> Exercise brief
Return the entries below verbatim. Pictures stay out.

> Listed records
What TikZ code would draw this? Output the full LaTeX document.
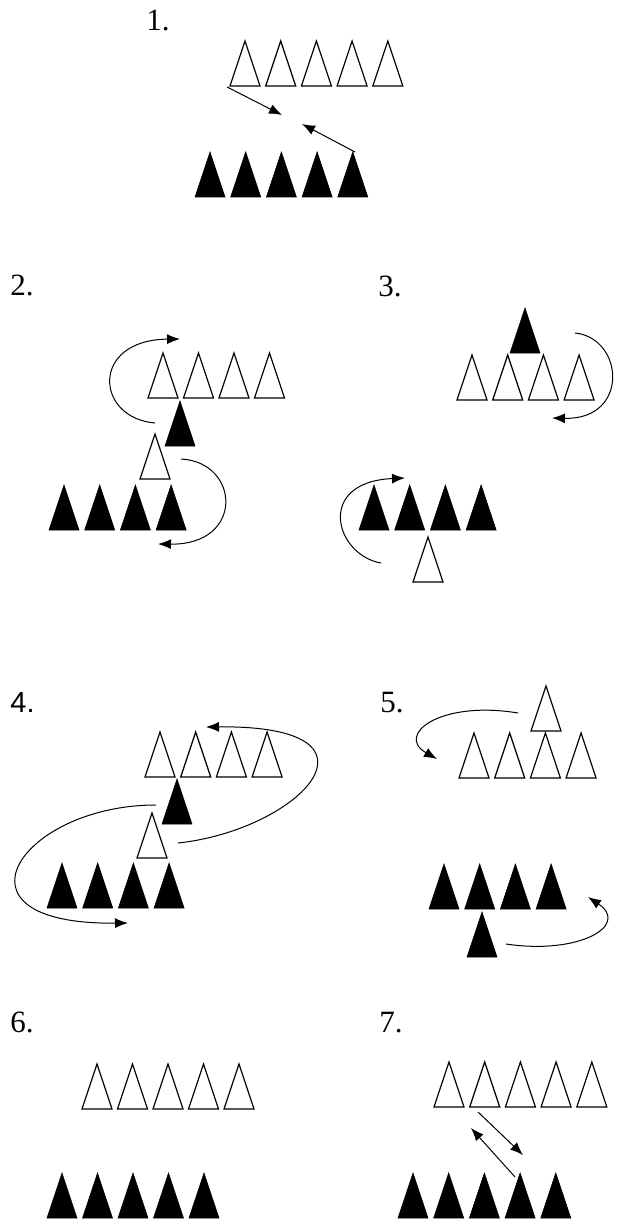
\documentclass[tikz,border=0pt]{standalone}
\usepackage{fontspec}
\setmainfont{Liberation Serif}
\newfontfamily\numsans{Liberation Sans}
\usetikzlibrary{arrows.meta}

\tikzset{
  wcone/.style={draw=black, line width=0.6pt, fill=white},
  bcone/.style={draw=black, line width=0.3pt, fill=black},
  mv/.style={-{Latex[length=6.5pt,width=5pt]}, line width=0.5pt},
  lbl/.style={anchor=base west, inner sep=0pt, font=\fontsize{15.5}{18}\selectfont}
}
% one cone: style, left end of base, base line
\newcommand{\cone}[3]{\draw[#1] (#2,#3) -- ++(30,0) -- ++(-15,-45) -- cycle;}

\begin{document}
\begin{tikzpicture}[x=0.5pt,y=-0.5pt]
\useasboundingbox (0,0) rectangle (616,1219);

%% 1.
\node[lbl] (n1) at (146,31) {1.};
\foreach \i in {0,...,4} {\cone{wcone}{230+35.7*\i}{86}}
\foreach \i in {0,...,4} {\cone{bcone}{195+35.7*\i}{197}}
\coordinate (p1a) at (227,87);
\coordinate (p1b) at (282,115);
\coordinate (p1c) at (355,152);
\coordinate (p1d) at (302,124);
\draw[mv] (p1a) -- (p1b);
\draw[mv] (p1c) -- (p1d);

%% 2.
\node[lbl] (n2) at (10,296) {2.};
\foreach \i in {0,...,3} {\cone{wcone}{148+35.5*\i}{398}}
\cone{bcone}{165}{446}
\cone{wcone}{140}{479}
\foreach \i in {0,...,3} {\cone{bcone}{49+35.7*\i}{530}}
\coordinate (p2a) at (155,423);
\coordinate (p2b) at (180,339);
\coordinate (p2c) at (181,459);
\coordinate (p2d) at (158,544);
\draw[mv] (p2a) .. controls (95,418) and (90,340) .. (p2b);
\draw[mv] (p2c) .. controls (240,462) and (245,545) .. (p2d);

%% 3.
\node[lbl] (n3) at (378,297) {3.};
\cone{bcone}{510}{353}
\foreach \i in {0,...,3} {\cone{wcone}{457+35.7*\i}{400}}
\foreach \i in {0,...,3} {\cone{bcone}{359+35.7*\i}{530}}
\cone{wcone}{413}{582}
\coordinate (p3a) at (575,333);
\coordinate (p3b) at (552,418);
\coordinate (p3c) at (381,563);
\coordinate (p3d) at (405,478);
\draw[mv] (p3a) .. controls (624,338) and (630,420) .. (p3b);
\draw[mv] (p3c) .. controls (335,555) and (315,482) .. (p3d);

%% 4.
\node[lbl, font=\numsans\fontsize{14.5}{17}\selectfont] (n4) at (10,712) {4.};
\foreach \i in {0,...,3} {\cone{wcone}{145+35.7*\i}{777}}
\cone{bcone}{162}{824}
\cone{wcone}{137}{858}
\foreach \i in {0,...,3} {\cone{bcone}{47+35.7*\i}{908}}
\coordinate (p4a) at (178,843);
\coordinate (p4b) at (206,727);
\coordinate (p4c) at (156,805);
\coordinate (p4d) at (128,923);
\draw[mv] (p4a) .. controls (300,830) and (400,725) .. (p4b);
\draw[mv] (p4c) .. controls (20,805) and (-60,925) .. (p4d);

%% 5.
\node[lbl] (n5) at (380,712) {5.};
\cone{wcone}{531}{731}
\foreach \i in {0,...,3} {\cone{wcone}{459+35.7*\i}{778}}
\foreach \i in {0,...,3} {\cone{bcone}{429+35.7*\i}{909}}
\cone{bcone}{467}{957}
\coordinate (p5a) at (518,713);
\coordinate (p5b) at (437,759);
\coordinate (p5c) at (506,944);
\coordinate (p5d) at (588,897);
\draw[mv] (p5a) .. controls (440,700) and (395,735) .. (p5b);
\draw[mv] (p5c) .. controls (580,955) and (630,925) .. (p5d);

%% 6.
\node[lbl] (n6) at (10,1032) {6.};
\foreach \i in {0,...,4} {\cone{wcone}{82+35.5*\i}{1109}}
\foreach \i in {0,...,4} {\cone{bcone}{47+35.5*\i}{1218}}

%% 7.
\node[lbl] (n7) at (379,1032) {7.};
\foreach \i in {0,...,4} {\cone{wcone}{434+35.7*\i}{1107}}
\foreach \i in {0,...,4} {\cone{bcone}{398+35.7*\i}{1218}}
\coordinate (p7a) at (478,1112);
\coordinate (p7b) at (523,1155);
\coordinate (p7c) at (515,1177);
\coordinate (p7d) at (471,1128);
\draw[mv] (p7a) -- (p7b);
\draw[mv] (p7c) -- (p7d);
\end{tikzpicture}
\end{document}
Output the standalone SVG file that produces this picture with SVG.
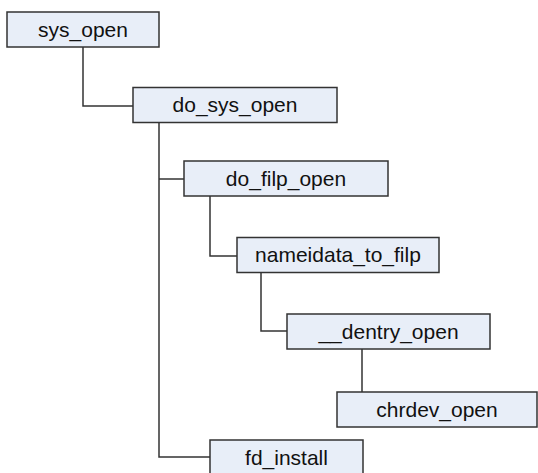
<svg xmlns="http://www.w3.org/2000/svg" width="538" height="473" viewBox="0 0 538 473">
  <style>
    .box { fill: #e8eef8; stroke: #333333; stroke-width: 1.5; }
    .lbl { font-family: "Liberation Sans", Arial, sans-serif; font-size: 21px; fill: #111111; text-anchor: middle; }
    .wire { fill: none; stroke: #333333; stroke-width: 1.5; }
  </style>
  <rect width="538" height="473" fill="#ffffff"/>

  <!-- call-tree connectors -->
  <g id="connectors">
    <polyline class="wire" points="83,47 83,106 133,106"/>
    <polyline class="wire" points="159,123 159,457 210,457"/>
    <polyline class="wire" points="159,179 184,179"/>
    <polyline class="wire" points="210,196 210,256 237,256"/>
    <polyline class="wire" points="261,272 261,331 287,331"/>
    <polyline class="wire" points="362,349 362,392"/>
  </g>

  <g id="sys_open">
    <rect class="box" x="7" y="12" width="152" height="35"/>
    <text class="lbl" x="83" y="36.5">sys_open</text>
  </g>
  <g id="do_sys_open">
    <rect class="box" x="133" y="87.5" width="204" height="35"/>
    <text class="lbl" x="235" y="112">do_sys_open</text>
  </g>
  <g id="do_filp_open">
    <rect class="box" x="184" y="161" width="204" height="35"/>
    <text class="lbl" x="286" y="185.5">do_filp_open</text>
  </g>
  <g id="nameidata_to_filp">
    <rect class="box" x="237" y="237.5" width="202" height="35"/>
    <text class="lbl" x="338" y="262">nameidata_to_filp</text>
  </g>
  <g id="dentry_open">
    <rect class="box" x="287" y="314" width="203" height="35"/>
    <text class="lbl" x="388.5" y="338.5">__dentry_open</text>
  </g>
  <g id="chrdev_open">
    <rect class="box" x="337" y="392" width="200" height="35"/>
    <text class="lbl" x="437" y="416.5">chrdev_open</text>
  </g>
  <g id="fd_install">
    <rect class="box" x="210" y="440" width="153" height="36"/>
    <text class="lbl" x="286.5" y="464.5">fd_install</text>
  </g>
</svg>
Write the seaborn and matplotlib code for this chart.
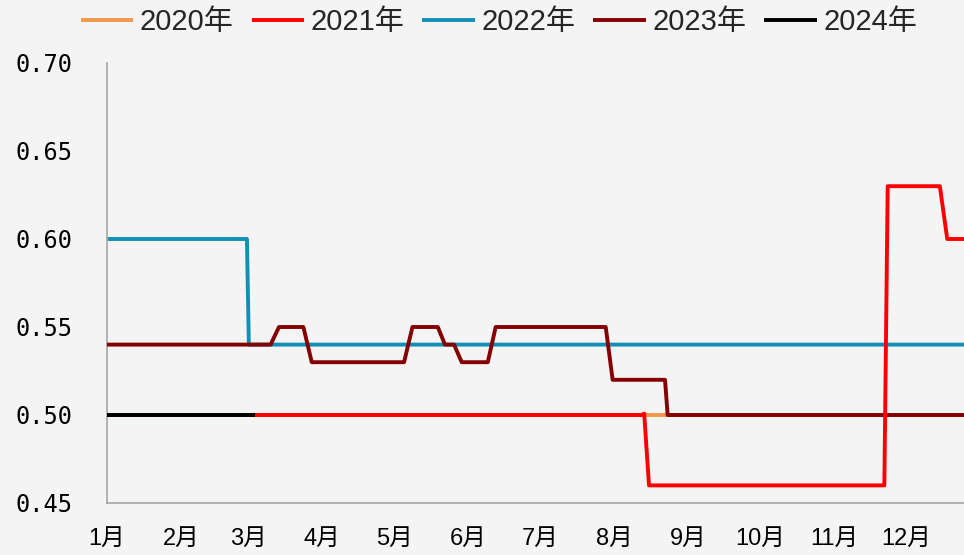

> Finished answer
What TikZ code would draw this? Output the full LaTeX document.
\documentclass[tikz,border=0pt]{standalone}
\usepackage{fontspec}
\setmainfont{Liberation Serif}
\newfontfamily\numsans{Liberation Sans}
\usetikzlibrary{arrows.meta}

\tikzset{
  wcone/.style={draw=black, line width=0.6pt, fill=white},
  bcone/.style={draw=black, line width=0.3pt, fill=black},
  mv/.style={-{Latex[length=6.5pt,width=5pt]}, line width=0.5pt},
  lbl/.style={anchor=base west, inner sep=0pt, font=\fontsize{15.5}{18}\selectfont}
}
% one cone: style, left end of base, base line
\newcommand{\cone}[3]{\draw[#1] (#2,#3) -- ++(30,0) -- ++(-15,-45) -- cycle;}

\begin{document}
\begin{tikzpicture}[x=0.5pt,y=-0.5pt]
\useasboundingbox (0,0) rectangle (616,1219);

%% 1.
\node[lbl] (n1) at (146,31) {1.};
\foreach \i in {0,...,4} {\cone{wcone}{230+35.7*\i}{86}}
\foreach \i in {0,...,4} {\cone{bcone}{195+35.7*\i}{197}}
\coordinate (p1a) at (227,87);
\coordinate (p1b) at (282,115);
\coordinate (p1c) at (355,152);
\coordinate (p1d) at (302,124);
\draw[mv] (p1a) -- (p1b);
\draw[mv] (p1c) -- (p1d);

%% 2.
\node[lbl] (n2) at (10,296) {2.};
\foreach \i in {0,...,3} {\cone{wcone}{148+35.5*\i}{398}}
\cone{bcone}{165}{446}
\cone{wcone}{140}{479}
\foreach \i in {0,...,3} {\cone{bcone}{49+35.7*\i}{530}}
\coordinate (p2a) at (155,423);
\coordinate (p2b) at (180,339);
\coordinate (p2c) at (181,459);
\coordinate (p2d) at (158,544);
\draw[mv] (p2a) .. controls (95,418) and (90,340) .. (p2b);
\draw[mv] (p2c) .. controls (240,462) and (245,545) .. (p2d);

%% 3.
\node[lbl] (n3) at (378,297) {3.};
\cone{bcone}{510}{353}
\foreach \i in {0,...,3} {\cone{wcone}{457+35.7*\i}{400}}
\foreach \i in {0,...,3} {\cone{bcone}{359+35.7*\i}{530}}
\cone{wcone}{413}{582}
\coordinate (p3a) at (575,333);
\coordinate (p3b) at (552,418);
\coordinate (p3c) at (381,563);
\coordinate (p3d) at (405,478);
\draw[mv] (p3a) .. controls (624,338) and (630,420) .. (p3b);
\draw[mv] (p3c) .. controls (335,555) and (315,482) .. (p3d);

%% 4.
\node[lbl, font=\numsans\fontsize{14.5}{17}\selectfont] (n4) at (10,712) {4.};
\foreach \i in {0,...,3} {\cone{wcone}{145+35.7*\i}{777}}
\cone{bcone}{162}{824}
\cone{wcone}{137}{858}
\foreach \i in {0,...,3} {\cone{bcone}{47+35.7*\i}{908}}
\coordinate (p4a) at (178,843);
\coordinate (p4b) at (206,727);
\coordinate (p4c) at (156,805);
\coordinate (p4d) at (128,923);
\draw[mv] (p4a) .. controls (300,830) and (400,725) .. (p4b);
\draw[mv] (p4c) .. controls (20,805) and (-60,925) .. (p4d);

%% 5.
\node[lbl] (n5) at (380,712) {5.};
\cone{wcone}{531}{731}
\foreach \i in {0,...,3} {\cone{wcone}{459+35.7*\i}{778}}
\foreach \i in {0,...,3} {\cone{bcone}{429+35.7*\i}{909}}
\cone{bcone}{467}{957}
\coordinate (p5a) at (518,713);
\coordinate (p5b) at (437,759);
\coordinate (p5c) at (506,944);
\coordinate (p5d) at (588,897);
\draw[mv] (p5a) .. controls (440,700) and (395,735) .. (p5b);
\draw[mv] (p5c) .. controls (580,955) and (630,925) .. (p5d);

%% 6.
\node[lbl] (n6) at (10,1032) {6.};
\foreach \i in {0,...,4} {\cone{wcone}{82+35.5*\i}{1109}}
\foreach \i in {0,...,4} {\cone{bcone}{47+35.5*\i}{1218}}

%% 7.
\node[lbl] (n7) at (379,1032) {7.};
\foreach \i in {0,...,4} {\cone{wcone}{434+35.7*\i}{1107}}
\foreach \i in {0,...,4} {\cone{bcone}{398+35.7*\i}{1218}}
\coordinate (p7a) at (478,1112);
\coordinate (p7b) at (523,1155);
\coordinate (p7c) at (515,1177);
\coordinate (p7d) at (471,1128);
\draw[mv] (p7a) -- (p7b);
\draw[mv] (p7c) -- (p7d);
\end{tikzpicture}
\end{document}
Output the standalone SVG file that produces this picture with SVG.
<svg xmlns="http://www.w3.org/2000/svg" width="538" height="473" viewBox="0 0 538 473">
  <style>
    .box { fill: #e8eef8; stroke: #333333; stroke-width: 1.5; }
    .lbl { font-family: "Liberation Sans", Arial, sans-serif; font-size: 21px; fill: #111111; text-anchor: middle; }
    .wire { fill: none; stroke: #333333; stroke-width: 1.5; }
  </style>
  <rect width="538" height="473" fill="#ffffff"/>

  <!-- call-tree connectors -->
  <g id="connectors">
    <polyline class="wire" points="83,47 83,106 133,106"/>
    <polyline class="wire" points="159,123 159,457 210,457"/>
    <polyline class="wire" points="159,179 184,179"/>
    <polyline class="wire" points="210,196 210,256 237,256"/>
    <polyline class="wire" points="261,272 261,331 287,331"/>
    <polyline class="wire" points="362,349 362,392"/>
  </g>

  <g id="sys_open">
    <rect class="box" x="7" y="12" width="152" height="35"/>
    <text class="lbl" x="83" y="36.5">sys_open</text>
  </g>
  <g id="do_sys_open">
    <rect class="box" x="133" y="87.5" width="204" height="35"/>
    <text class="lbl" x="235" y="112">do_sys_open</text>
  </g>
  <g id="do_filp_open">
    <rect class="box" x="184" y="161" width="204" height="35"/>
    <text class="lbl" x="286" y="185.5">do_filp_open</text>
  </g>
  <g id="nameidata_to_filp">
    <rect class="box" x="237" y="237.5" width="202" height="35"/>
    <text class="lbl" x="338" y="262">nameidata_to_filp</text>
  </g>
  <g id="dentry_open">
    <rect class="box" x="287" y="314" width="203" height="35"/>
    <text class="lbl" x="388.5" y="338.5">__dentry_open</text>
  </g>
  <g id="chrdev_open">
    <rect class="box" x="337" y="392" width="200" height="35"/>
    <text class="lbl" x="437" y="416.5">chrdev_open</text>
  </g>
  <g id="fd_install">
    <rect class="box" x="210" y="440" width="153" height="36"/>
    <text class="lbl" x="286.5" y="464.5">fd_install</text>
  </g>
</svg>
Write the seaborn and matplotlib code for this chart.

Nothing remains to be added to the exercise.